Dataset rows:
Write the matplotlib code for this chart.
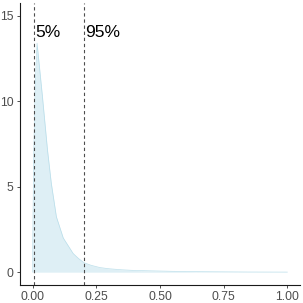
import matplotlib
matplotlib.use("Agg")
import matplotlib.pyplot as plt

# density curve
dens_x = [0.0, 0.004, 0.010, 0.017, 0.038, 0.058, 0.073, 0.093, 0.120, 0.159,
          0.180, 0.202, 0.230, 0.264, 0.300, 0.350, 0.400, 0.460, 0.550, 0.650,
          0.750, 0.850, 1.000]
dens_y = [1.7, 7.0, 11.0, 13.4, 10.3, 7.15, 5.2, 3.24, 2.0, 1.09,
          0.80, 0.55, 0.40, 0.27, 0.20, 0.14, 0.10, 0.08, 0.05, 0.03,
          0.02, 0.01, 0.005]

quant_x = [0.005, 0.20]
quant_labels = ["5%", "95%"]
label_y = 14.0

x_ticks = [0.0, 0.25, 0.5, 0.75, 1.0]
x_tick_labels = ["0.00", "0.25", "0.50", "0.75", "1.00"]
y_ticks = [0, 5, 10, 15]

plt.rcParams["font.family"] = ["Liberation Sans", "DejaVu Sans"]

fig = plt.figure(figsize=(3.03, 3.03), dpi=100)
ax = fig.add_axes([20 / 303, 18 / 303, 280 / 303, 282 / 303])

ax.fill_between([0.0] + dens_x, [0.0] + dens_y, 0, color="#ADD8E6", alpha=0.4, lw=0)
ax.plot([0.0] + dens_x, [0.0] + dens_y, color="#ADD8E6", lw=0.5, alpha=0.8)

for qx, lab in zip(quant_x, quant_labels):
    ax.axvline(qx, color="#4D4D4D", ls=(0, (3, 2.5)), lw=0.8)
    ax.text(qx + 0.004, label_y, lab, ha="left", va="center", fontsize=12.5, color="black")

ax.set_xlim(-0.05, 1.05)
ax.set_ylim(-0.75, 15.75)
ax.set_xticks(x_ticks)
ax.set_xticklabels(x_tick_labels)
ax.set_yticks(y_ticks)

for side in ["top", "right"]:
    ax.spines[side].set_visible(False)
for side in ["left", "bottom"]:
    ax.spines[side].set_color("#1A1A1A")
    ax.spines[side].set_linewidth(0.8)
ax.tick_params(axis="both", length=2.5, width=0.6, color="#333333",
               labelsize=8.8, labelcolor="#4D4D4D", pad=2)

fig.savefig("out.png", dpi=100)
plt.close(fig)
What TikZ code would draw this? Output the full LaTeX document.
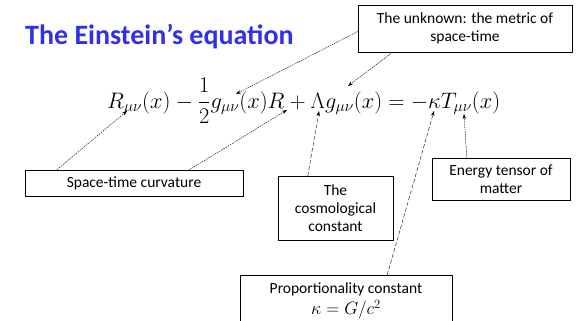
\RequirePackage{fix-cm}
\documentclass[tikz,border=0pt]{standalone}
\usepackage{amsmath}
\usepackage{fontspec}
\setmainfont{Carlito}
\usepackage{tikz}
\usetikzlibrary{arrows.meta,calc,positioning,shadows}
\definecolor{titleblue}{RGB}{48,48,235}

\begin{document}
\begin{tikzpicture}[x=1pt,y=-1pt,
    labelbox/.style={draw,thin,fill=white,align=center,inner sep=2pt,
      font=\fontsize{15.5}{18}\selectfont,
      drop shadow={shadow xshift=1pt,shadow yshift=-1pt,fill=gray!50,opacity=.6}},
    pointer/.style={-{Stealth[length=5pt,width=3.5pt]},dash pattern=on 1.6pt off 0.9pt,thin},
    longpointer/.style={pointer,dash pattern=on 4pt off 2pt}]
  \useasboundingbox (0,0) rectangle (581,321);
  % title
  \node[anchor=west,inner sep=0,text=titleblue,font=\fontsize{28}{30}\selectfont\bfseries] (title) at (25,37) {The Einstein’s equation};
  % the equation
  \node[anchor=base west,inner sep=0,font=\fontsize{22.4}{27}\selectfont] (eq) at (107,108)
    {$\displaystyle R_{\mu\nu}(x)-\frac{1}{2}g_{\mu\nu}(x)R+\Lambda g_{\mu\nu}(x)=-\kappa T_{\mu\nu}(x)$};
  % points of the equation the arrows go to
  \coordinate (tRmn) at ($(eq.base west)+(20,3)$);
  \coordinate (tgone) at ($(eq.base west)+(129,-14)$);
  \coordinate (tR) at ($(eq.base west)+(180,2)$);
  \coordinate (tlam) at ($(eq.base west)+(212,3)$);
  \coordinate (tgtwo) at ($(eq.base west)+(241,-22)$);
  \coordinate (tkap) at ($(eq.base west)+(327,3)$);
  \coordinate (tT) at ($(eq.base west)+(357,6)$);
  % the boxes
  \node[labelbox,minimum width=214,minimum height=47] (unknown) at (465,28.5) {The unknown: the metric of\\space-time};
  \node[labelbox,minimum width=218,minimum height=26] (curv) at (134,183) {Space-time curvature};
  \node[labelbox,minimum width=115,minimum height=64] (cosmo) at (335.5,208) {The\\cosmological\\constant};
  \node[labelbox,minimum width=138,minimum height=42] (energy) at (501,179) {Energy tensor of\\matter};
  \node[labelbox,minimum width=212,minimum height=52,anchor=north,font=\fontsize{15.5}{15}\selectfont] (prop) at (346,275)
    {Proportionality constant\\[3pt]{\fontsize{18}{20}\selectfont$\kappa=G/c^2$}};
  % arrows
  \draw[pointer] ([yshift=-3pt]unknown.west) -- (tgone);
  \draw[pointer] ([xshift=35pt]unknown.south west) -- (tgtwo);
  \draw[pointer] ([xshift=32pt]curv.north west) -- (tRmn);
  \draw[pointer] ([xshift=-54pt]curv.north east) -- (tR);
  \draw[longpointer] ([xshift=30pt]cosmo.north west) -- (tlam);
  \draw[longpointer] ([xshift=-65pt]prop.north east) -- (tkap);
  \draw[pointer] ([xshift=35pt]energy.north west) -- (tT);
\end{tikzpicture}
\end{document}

REQUIRED TASK: Leave the pictures out and print the records above exactly as they stand.

TASK SOLUTION:
Write the matplotlib code for this chart.
import matplotlib
matplotlib.use("Agg")
import matplotlib.pyplot as plt

# density curve
dens_x = [0.0, 0.004, 0.010, 0.017, 0.038, 0.058, 0.073, 0.093, 0.120, 0.159,
          0.180, 0.202, 0.230, 0.264, 0.300, 0.350, 0.400, 0.460, 0.550, 0.650,
          0.750, 0.850, 1.000]
dens_y = [1.7, 7.0, 11.0, 13.4, 10.3, 7.15, 5.2, 3.24, 2.0, 1.09,
          0.80, 0.55, 0.40, 0.27, 0.20, 0.14, 0.10, 0.08, 0.05, 0.03,
          0.02, 0.01, 0.005]

quant_x = [0.005, 0.20]
quant_labels = ["5%", "95%"]
label_y = 14.0

x_ticks = [0.0, 0.25, 0.5, 0.75, 1.0]
x_tick_labels = ["0.00", "0.25", "0.50", "0.75", "1.00"]
y_ticks = [0, 5, 10, 15]

plt.rcParams["font.family"] = ["Liberation Sans", "DejaVu Sans"]

fig = plt.figure(figsize=(3.03, 3.03), dpi=100)
ax = fig.add_axes([20 / 303, 18 / 303, 280 / 303, 282 / 303])

ax.fill_between([0.0] + dens_x, [0.0] + dens_y, 0, color="#ADD8E6", alpha=0.4, lw=0)
ax.plot([0.0] + dens_x, [0.0] + dens_y, color="#ADD8E6", lw=0.5, alpha=0.8)

for qx, lab in zip(quant_x, quant_labels):
    ax.axvline(qx, color="#4D4D4D", ls=(0, (3, 2.5)), lw=0.8)
    ax.text(qx + 0.004, label_y, lab, ha="left", va="center", fontsize=12.5, color="black")

ax.set_xlim(-0.05, 1.05)
ax.set_ylim(-0.75, 15.75)
ax.set_xticks(x_ticks)
ax.set_xticklabels(x_tick_labels)
ax.set_yticks(y_ticks)

for side in ["top", "right"]:
    ax.spines[side].set_visible(False)
for side in ["left", "bottom"]:
    ax.spines[side].set_color("#1A1A1A")
    ax.spines[side].set_linewidth(0.8)
ax.tick_params(axis="both", length=2.5, width=0.6, color="#333333",
               labelsize=8.8, labelcolor="#4D4D4D", pad=2)

fig.savefig("out.png", dpi=100)
plt.close(fig)
What TikZ code would draw this? Output the full LaTeX document.
\RequirePackage{fix-cm}
\documentclass[tikz,border=0pt]{standalone}
\usepackage{amsmath}
\usepackage{fontspec}
\setmainfont{Carlito}
\usepackage{tikz}
\usetikzlibrary{arrows.meta,calc,positioning,shadows}
\definecolor{titleblue}{RGB}{48,48,235}

\begin{document}
\begin{tikzpicture}[x=1pt,y=-1pt,
    labelbox/.style={draw,thin,fill=white,align=center,inner sep=2pt,
      font=\fontsize{15.5}{18}\selectfont,
      drop shadow={shadow xshift=1pt,shadow yshift=-1pt,fill=gray!50,opacity=.6}},
    pointer/.style={-{Stealth[length=5pt,width=3.5pt]},dash pattern=on 1.6pt off 0.9pt,thin},
    longpointer/.style={pointer,dash pattern=on 4pt off 2pt}]
  \useasboundingbox (0,0) rectangle (581,321);
  % title
  \node[anchor=west,inner sep=0,text=titleblue,font=\fontsize{28}{30}\selectfont\bfseries] (title) at (25,37) {The Einstein’s equation};
  % the equation
  \node[anchor=base west,inner sep=0,font=\fontsize{22.4}{27}\selectfont] (eq) at (107,108)
    {$\displaystyle R_{\mu\nu}(x)-\frac{1}{2}g_{\mu\nu}(x)R+\Lambda g_{\mu\nu}(x)=-\kappa T_{\mu\nu}(x)$};
  % points of the equation the arrows go to
  \coordinate (tRmn) at ($(eq.base west)+(20,3)$);
  \coordinate (tgone) at ($(eq.base west)+(129,-14)$);
  \coordinate (tR) at ($(eq.base west)+(180,2)$);
  \coordinate (tlam) at ($(eq.base west)+(212,3)$);
  \coordinate (tgtwo) at ($(eq.base west)+(241,-22)$);
  \coordinate (tkap) at ($(eq.base west)+(327,3)$);
  \coordinate (tT) at ($(eq.base west)+(357,6)$);
  % the boxes
  \node[labelbox,minimum width=214,minimum height=47] (unknown) at (465,28.5) {The unknown: the metric of\\space-time};
  \node[labelbox,minimum width=218,minimum height=26] (curv) at (134,183) {Space-time curvature};
  \node[labelbox,minimum width=115,minimum height=64] (cosmo) at (335.5,208) {The\\cosmological\\constant};
  \node[labelbox,minimum width=138,minimum height=42] (energy) at (501,179) {Energy tensor of\\matter};
  \node[labelbox,minimum width=212,minimum height=52,anchor=north,font=\fontsize{15.5}{15}\selectfont] (prop) at (346,275)
    {Proportionality constant\\[3pt]{\fontsize{18}{20}\selectfont$\kappa=G/c^2$}};
  % arrows
  \draw[pointer] ([yshift=-3pt]unknown.west) -- (tgone);
  \draw[pointer] ([xshift=35pt]unknown.south west) -- (tgtwo);
  \draw[pointer] ([xshift=32pt]curv.north west) -- (tRmn);
  \draw[pointer] ([xshift=-54pt]curv.north east) -- (tR);
  \draw[longpointer] ([xshift=30pt]cosmo.north west) -- (tlam);
  \draw[longpointer] ([xshift=-65pt]prop.north east) -- (tkap);
  \draw[pointer] ([xshift=35pt]energy.north west) -- (tT);
\end{tikzpicture}
\end{document}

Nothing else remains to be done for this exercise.